Additional certificates can be selected by clicking Additional certificates on the global preference page or from the “Select encryption certificates” page for a user or domain. Additional certificates are inherited just like regular encryption certificates and can be selected for the global settings, the domain settings or for a user.
Anyone with access to the private key of the additional certificate(s) can in principle decrypt all encrypted email. The private keys of the additional certificates should therefore be stored in a safe place and only be used when required.
A Certificate Revocation List (CRL) is a list of certificates which have been revoked and which should therefore no longer be used. Most Certificate Authorities (CA) allow CRLs to be downloaded from the Internet using HTTP or LDAP. The URLs from which the CRLs can be downloaded are published in a certificates as a “CRL distribution points” extension. The gateway periodically scans all certificates every 6 hours for CRL distribution points and tries to download the CRLs from the URLs. The downloaded CRLs are stored in the CRL store. A CRL update scan can be manually forced by clicking Update CRL store.
CRL details can be viewed by clicking the CRL Issuer field from the CRLs page. CRLs which are not valid (incorrectly signed, no path to a trusted root etc.) are shown with a gray background. The details page provides more information on why a CRL is not valid.
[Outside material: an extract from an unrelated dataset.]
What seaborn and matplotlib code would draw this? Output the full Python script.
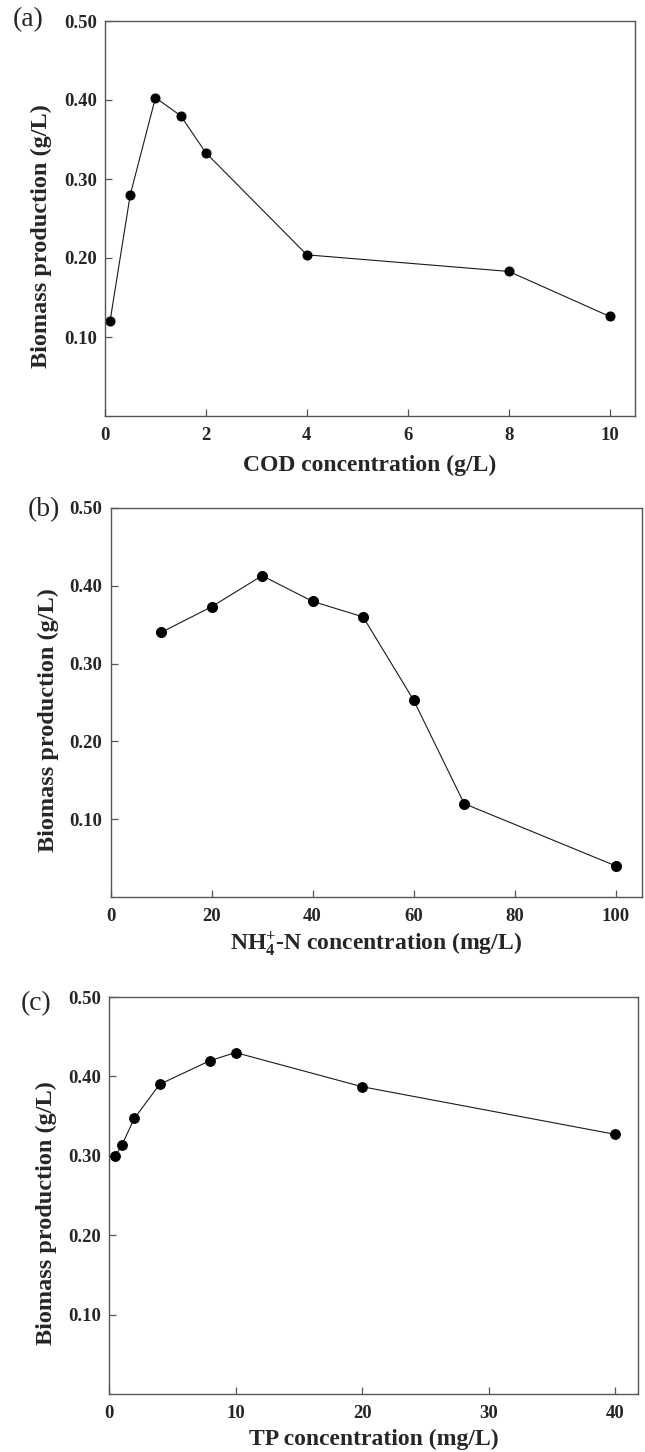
import matplotlib
matplotlib.use("Agg")
import matplotlib.pyplot as plt
import seaborn as sns
import numpy as np

# ---- data ----
cod_x = [0.1, 0.5, 1.0, 1.5, 2.0, 4.0, 8.0, 10.0]
cod_y = [0.120, 0.280, 0.403, 0.380, 0.333, 0.204, 0.183, 0.126]

nh4_x = [10, 20, 30, 40, 50, 60, 70, 100]
nh4_y = [0.340, 0.373, 0.413, 0.380, 0.360, 0.253, 0.120, 0.040]

tp_x = [0.5, 1, 2, 4, 8, 10, 20, 40]
tp_y = [0.300, 0.313, 0.347, 0.390, 0.420, 0.430, 0.387, 0.327]

y_ticks = [0.10, 0.20, 0.30, 0.40, 0.50]
cod_ticks = [0, 2, 4, 6, 8, 10]
nh4_ticks = [0, 20, 40, 60, 80, 100]
tp_ticks = [0, 10, 20, 30, 40]

panel_labels = ["(a)", "(b)", "(c)"]
x_labels = ["COD concentration (g/L)",
            r"NH$_{4}^{+}$-N concentration (mg/L)",
            "TP concentration (mg/L)"]
y_label = "Biomass production (g/L)"

# ---- style ----
sns.set_style("white")
plt.rcParams['font.family'] = ['Liberation Serif', 'DejaVu Serif']
plt.rcParams['mathtext.fontset'] = 'custom'
plt.rcParams['mathtext.rm'] = 'Liberation Serif:bold'
plt.rcParams['mathtext.it'] = 'Liberation Serif:bold'
plt.rcParams['mathtext.bf'] = 'Liberation Serif:bold'
plt.rcParams['mathtext.default'] = 'rm'

W, H = 645, 1452
fig = plt.figure(figsize=(W / 100, H / 100), dpi=100)

def px_axes(left, top, right, bottom):
    return fig.add_axes([left / W, 1 - bottom / H, (right - left) / W, (bottom - top) / H])

# axes boxes in pixels: left, top, right, bottom
boxes = [(105, 21, 635, 416), (110.5, 508, 642, 897), (109, 997, 638, 1394)]
xlims = [(0, 10.5), (0, 105.2), (0, 41.8)]
data = [(cod_x, cod_y, cod_ticks), (nh4_x, nh4_y, nh4_ticks), (tp_x, tp_y, tp_ticks)]
label_pos = [(13, 7), (28, 497), (21, 991)]
xlabel_y = [-0.098, -0.086, -0.087]
ylabel_x = [-0.100, -0.096, -0.099]
msizes = [6.5, 7.2, 7.0]

for i, (box, xl, (xs, ys, xt)) in enumerate(zip(boxes, xlims, data)):
    ax = px_axes(*box)
    sns.lineplot(x=xs, y=ys, ax=ax, color='#1a1a1a', linewidth=0.8,
                 marker='o', markersize=msizes[i], markerfacecolor='black',
                 markeredgecolor='black', estimator=None, sort=False)
    ax.set_xlim(*xl)
    ax.set_ylim(0, 0.5)
    ax.set_xticks(xt)
    ax.set_xticklabels([str(v) for v in xt])
    ax.set_yticks(y_ticks)
    ax.set_yticklabels([f"{v:.2f}" for v in y_ticks])
    for s in ax.spines.values():
        s.set_color('#555555')
        s.set_linewidth(1.0)
        s.set_visible(True)
    ax.tick_params(axis='both', which='major', direction='in', length=5,
                   width=0.9, color='#555555', labelsize=13.5,
                   bottom=True, left=True, top=False, right=False)
    ax.tick_params(axis='x', pad=8)
    ax.tick_params(axis='y', pad=6)
    for t in ax.get_xticklabels() + ax.get_yticklabels():
        t.set_fontweight('bold')
    ax.set_xlabel(x_labels[i], fontsize=17, fontweight='bold')
    ax.set_ylabel(y_label, fontsize=17.5, fontweight='bold')
    ax.xaxis.set_label_coords(0.5, xlabel_y[i])
    ax.yaxis.set_label_coords(ylabel_x[i], 0.455)
    fig.text(label_pos[i][0] / W, 1 - label_pos[i][1] / H, panel_labels[i],
             fontsize=20, ha='left', va='top')

fig.savefig("out.png", dpi=100)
A Certificate Trust List (CTL) is a list of certificates which are explicitly trusted, i.e., “White listed” or explicitly untrusted, i.e., “Black listed”. A certificate can be manually added or removed from the CTL. A certificate on the CTL is identified by the SHA512 thumbprint of the certificate.
A CTL entry does not directly contains a certificate. It contains the SHA512 thumbprint of a certificate. The reason for this is that it should be possible to white-list or black-list a certificate even if the certificate is not available in the certificate store.
In most cases PKI is sufficient for deciding whether or not a certificate is valid. Sometimes however, inferring trust using PKI rules is not sufficient.
Examples when the CTL can be helpful:
- A certificate should no longer be used because it was compromised. However the CA does not publish a CRL. In this case the certificate can be black-listed using the CTL.
- A certificate is not valid because the root is missing. The administrator however knows that the certificate is valid (for example the thumbprint has been checked over the phone). In this case the certificate can be white-listed using the CTL.
The CTL page can be opened by clicking Trust List on the left hand side menu of the certificates page. A new entry can be added to the CTL by Add Entry on the left hand side menu of the CTL page.
- The SHA512 thumbprint of the certificate.
- Select “Whitelisted” or “Blacklisted”.
- Allow expired
- If set, the CTL is considered to be valid even if expired. “Allow expired” is only applicable when white-listing a certificate.
Black-listing a certificate is inherited by certificates issued by that certificate (assuming the certificate is a CA certificate). This means that if an intermediate certificate is black-listed all certificates, directly or indirectly, issued by that intermediate certificate are also black-listed. White-listing is not inherited. If an intermediate certificate is white-listed, certificates issued by that intermediate certificate are not automatically white-listed. For a certificate to be white-listed it has to be explicitly added to the CTL.
If a certificate is white-listed or black-listed an icon is added next to the email address of the certificate. A yellow icon is shown if the certificate is white-listed and a red icon is shown if the certificate is black-listed. Clicking the icons will open the CTL entry page for that certificate.